» **Problem requirements**:
Determine how many lines contain the string "Python" and reply with that number alone.

» **Dataset excerpts**:
★ ★ ★ ★

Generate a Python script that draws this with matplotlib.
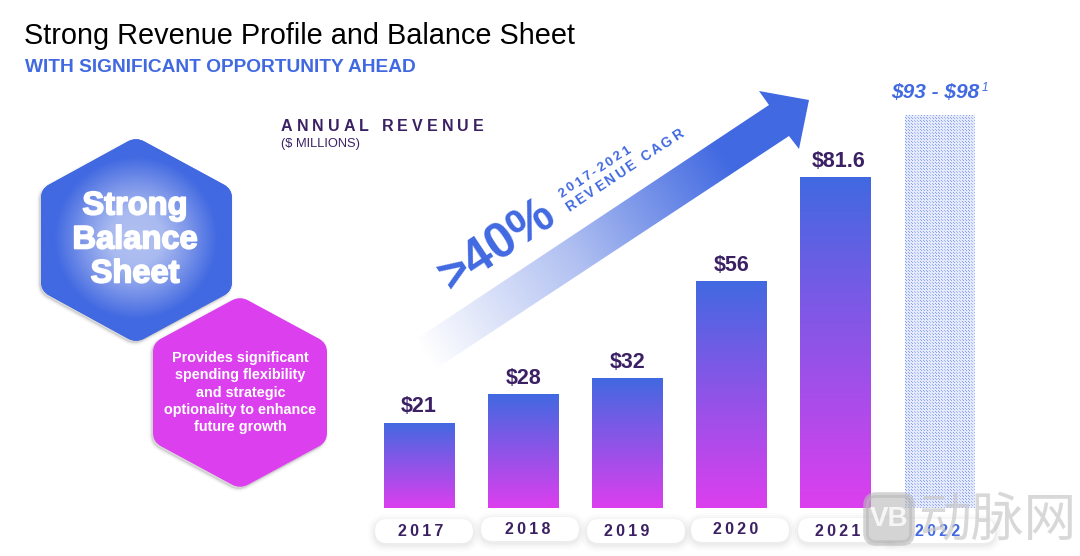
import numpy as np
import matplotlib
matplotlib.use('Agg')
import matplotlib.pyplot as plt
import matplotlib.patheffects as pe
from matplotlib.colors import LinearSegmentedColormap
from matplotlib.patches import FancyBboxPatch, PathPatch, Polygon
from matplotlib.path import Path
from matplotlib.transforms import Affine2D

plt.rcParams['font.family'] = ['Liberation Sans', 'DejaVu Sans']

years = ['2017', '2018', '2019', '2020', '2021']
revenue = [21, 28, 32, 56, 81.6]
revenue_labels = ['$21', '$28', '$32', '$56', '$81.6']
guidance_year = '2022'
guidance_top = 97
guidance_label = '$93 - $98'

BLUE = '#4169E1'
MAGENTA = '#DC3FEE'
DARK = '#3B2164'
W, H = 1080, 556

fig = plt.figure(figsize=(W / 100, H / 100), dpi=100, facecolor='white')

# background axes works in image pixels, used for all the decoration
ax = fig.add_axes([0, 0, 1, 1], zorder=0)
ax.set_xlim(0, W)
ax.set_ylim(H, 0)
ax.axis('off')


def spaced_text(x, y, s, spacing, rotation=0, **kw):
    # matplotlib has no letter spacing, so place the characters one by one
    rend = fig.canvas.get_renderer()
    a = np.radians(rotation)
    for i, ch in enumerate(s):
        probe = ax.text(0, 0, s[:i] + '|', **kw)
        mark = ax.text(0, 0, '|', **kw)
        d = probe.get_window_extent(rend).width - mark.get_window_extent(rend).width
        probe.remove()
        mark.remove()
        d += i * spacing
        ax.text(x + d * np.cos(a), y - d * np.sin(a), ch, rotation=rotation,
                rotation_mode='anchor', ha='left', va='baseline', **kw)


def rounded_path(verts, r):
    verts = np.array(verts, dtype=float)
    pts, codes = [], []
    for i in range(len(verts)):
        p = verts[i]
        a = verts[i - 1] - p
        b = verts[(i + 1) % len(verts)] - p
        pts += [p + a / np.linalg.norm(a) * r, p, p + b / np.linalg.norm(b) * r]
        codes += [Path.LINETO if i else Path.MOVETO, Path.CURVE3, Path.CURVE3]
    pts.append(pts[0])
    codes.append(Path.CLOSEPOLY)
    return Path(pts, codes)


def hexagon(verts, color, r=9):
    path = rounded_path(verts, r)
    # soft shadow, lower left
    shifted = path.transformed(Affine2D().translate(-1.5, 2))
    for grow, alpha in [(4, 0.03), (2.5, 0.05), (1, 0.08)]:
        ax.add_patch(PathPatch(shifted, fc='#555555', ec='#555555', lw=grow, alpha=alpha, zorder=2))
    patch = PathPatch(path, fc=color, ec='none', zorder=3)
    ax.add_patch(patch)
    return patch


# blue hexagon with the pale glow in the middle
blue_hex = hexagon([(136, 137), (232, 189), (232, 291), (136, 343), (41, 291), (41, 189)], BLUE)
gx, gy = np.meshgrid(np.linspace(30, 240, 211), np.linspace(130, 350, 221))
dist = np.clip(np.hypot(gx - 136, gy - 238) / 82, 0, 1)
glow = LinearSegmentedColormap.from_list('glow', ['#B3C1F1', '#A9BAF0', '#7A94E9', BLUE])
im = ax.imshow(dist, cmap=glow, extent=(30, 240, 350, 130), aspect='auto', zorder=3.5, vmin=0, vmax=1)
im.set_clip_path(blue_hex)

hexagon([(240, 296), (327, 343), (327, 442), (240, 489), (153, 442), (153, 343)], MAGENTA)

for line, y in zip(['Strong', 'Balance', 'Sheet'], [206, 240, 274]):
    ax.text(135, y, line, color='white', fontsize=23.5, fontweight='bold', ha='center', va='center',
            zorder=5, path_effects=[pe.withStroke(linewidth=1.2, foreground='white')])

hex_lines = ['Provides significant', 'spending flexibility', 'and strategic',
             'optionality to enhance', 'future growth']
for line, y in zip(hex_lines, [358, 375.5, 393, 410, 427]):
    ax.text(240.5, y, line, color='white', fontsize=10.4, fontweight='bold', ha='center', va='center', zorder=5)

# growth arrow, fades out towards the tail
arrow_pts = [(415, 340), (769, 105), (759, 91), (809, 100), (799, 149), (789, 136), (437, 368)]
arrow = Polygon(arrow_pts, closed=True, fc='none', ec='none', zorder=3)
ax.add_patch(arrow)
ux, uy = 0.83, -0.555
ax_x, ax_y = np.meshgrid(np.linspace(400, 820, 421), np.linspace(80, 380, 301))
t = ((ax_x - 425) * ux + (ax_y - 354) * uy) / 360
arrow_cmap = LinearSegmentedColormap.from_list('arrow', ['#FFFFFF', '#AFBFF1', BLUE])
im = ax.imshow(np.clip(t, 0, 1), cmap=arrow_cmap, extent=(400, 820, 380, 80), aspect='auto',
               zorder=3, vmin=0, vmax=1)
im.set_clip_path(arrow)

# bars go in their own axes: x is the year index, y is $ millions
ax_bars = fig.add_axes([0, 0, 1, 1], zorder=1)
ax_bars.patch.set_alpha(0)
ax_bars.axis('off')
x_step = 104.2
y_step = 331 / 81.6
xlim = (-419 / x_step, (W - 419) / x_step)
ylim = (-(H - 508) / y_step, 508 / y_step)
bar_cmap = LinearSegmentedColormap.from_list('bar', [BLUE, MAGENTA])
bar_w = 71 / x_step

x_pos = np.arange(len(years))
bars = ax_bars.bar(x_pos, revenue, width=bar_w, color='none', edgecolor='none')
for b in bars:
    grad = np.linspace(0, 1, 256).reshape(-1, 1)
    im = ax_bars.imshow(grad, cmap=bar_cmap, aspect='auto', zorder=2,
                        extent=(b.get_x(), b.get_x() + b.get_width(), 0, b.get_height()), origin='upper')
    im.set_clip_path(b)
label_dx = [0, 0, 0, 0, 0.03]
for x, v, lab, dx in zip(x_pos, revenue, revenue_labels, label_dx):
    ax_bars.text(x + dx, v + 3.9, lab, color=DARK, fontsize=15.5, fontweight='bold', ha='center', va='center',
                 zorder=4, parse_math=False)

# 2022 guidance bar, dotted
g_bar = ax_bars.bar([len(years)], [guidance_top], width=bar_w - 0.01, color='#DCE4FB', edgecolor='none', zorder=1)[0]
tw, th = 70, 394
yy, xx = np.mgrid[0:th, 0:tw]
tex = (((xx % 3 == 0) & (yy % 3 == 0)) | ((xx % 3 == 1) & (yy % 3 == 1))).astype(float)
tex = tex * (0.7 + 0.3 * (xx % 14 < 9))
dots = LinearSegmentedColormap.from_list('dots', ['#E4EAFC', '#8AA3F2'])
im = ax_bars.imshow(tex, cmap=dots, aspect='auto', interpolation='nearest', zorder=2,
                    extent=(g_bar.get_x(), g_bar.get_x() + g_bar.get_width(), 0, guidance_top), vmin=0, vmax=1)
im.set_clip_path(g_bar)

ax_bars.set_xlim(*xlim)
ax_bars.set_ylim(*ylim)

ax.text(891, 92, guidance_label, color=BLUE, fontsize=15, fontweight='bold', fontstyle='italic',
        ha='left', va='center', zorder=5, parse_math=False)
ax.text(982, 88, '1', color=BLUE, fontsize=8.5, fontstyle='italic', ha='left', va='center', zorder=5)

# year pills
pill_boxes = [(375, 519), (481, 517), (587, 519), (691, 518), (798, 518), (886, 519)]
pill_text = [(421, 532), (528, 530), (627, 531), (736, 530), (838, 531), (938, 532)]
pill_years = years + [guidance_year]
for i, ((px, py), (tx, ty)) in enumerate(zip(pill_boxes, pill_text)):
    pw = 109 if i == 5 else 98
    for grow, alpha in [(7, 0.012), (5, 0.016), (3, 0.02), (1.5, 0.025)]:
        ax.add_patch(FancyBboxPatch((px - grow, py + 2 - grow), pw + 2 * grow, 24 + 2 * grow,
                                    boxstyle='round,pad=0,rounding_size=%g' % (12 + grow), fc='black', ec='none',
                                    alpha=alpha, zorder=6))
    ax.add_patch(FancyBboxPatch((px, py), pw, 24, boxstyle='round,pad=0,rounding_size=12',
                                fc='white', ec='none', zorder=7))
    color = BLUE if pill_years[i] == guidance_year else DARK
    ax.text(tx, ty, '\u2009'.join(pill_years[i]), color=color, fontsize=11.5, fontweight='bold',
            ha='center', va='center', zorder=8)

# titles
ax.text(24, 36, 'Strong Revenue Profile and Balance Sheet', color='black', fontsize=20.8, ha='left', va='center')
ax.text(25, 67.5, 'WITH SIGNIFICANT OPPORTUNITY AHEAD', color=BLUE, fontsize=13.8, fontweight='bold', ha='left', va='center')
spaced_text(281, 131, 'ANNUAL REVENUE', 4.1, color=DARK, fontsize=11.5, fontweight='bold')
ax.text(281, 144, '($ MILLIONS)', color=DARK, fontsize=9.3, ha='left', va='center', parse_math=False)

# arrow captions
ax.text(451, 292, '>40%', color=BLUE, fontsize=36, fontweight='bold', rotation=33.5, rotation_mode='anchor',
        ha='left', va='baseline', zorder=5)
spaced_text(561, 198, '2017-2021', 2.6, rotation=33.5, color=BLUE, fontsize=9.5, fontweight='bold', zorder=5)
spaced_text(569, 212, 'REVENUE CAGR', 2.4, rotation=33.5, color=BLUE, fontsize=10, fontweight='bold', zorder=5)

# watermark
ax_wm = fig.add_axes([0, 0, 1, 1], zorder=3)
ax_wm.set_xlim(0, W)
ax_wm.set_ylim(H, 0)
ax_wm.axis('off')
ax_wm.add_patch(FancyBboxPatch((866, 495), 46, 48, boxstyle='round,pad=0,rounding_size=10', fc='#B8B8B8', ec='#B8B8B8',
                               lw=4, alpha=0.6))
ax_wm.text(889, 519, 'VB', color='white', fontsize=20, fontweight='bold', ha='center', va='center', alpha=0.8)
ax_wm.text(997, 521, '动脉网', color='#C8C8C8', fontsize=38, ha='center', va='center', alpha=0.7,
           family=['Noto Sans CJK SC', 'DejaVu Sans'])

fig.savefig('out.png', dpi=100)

★ ★ ★ ★

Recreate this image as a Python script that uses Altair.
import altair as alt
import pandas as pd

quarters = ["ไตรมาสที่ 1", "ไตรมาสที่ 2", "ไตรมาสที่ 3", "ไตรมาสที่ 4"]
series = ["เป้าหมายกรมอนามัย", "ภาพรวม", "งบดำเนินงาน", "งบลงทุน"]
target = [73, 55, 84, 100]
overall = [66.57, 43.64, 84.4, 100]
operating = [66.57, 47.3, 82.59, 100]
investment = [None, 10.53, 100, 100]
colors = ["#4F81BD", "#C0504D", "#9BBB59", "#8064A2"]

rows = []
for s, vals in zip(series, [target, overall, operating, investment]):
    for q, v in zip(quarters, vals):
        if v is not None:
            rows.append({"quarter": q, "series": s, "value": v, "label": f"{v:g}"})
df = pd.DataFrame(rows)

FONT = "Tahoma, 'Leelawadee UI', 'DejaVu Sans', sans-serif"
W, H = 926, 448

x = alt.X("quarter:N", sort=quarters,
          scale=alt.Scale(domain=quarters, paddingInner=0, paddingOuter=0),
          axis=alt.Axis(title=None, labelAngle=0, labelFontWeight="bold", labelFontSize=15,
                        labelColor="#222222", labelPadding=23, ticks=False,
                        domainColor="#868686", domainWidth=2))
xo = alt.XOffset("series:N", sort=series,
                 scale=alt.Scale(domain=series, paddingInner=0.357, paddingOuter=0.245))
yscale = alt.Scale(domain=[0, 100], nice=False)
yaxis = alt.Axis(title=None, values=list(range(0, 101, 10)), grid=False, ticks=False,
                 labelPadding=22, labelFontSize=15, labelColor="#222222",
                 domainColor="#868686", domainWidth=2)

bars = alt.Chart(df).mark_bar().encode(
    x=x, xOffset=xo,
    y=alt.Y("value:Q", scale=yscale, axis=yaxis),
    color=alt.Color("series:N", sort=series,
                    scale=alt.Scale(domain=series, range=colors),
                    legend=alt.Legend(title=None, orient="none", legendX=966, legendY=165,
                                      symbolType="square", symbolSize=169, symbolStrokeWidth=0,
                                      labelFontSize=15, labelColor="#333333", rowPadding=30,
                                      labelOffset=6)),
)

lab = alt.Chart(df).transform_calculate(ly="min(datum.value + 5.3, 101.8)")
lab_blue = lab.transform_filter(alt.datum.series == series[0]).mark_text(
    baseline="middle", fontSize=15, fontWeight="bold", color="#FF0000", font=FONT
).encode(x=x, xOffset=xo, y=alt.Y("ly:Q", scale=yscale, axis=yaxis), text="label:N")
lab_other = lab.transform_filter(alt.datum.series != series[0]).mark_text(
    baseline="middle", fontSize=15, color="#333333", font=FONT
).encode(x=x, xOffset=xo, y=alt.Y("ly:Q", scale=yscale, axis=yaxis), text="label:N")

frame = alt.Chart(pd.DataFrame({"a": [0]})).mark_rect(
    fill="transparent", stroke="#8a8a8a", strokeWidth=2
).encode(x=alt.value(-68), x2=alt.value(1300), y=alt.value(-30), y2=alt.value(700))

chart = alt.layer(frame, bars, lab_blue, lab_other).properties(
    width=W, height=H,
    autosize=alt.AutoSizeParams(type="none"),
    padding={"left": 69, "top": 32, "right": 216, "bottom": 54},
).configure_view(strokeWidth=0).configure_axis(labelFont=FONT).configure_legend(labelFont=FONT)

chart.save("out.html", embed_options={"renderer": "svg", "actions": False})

★ ★ ★ ★

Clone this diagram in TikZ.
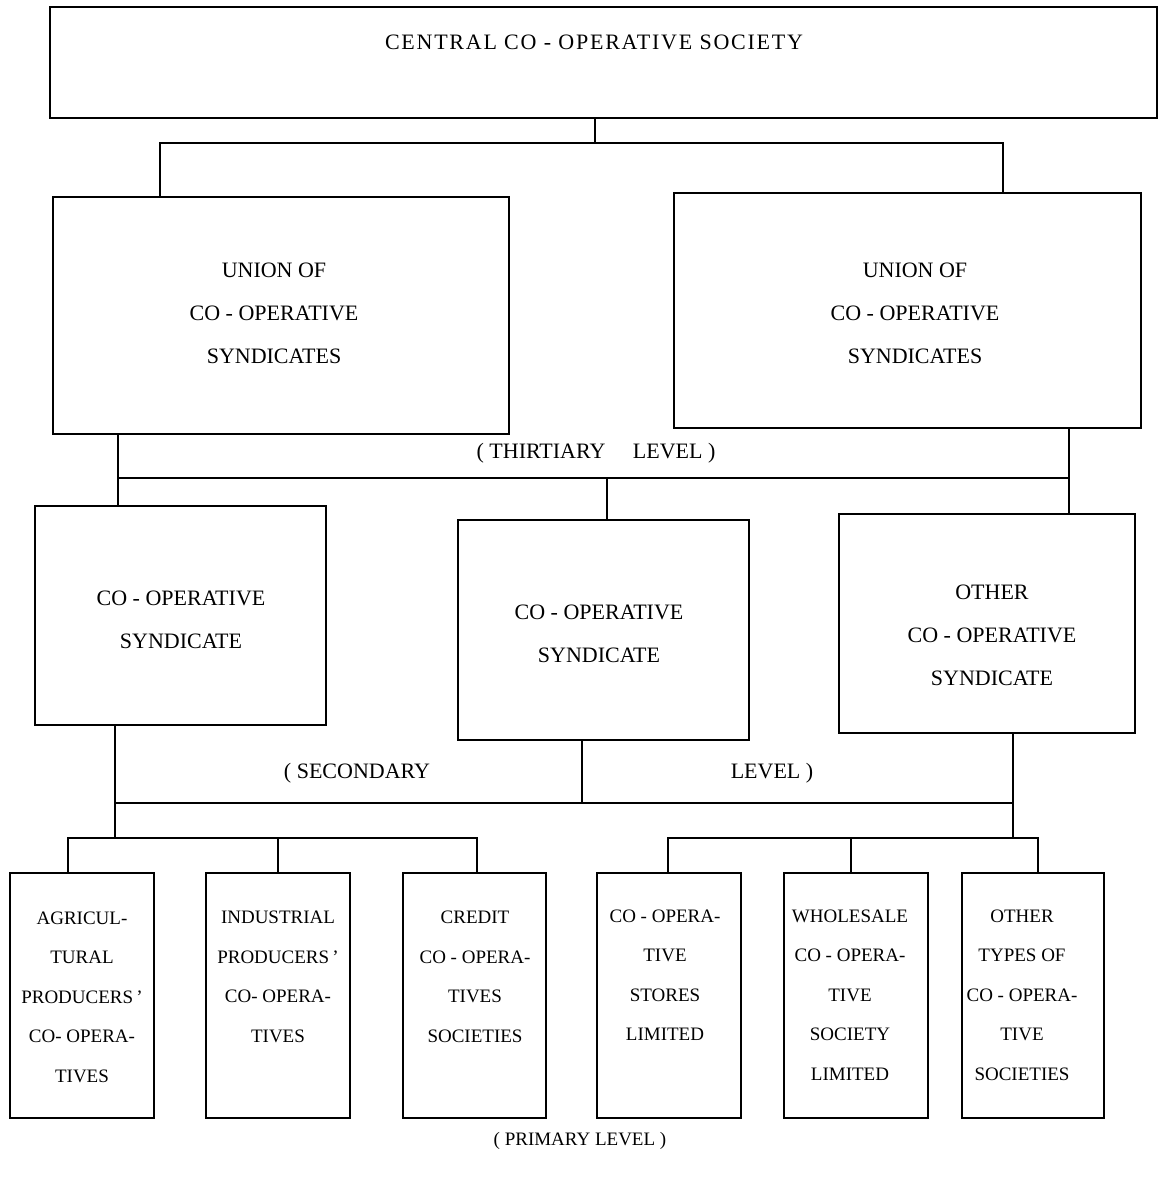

★ ★ ★ ★

» **Written answer**:
2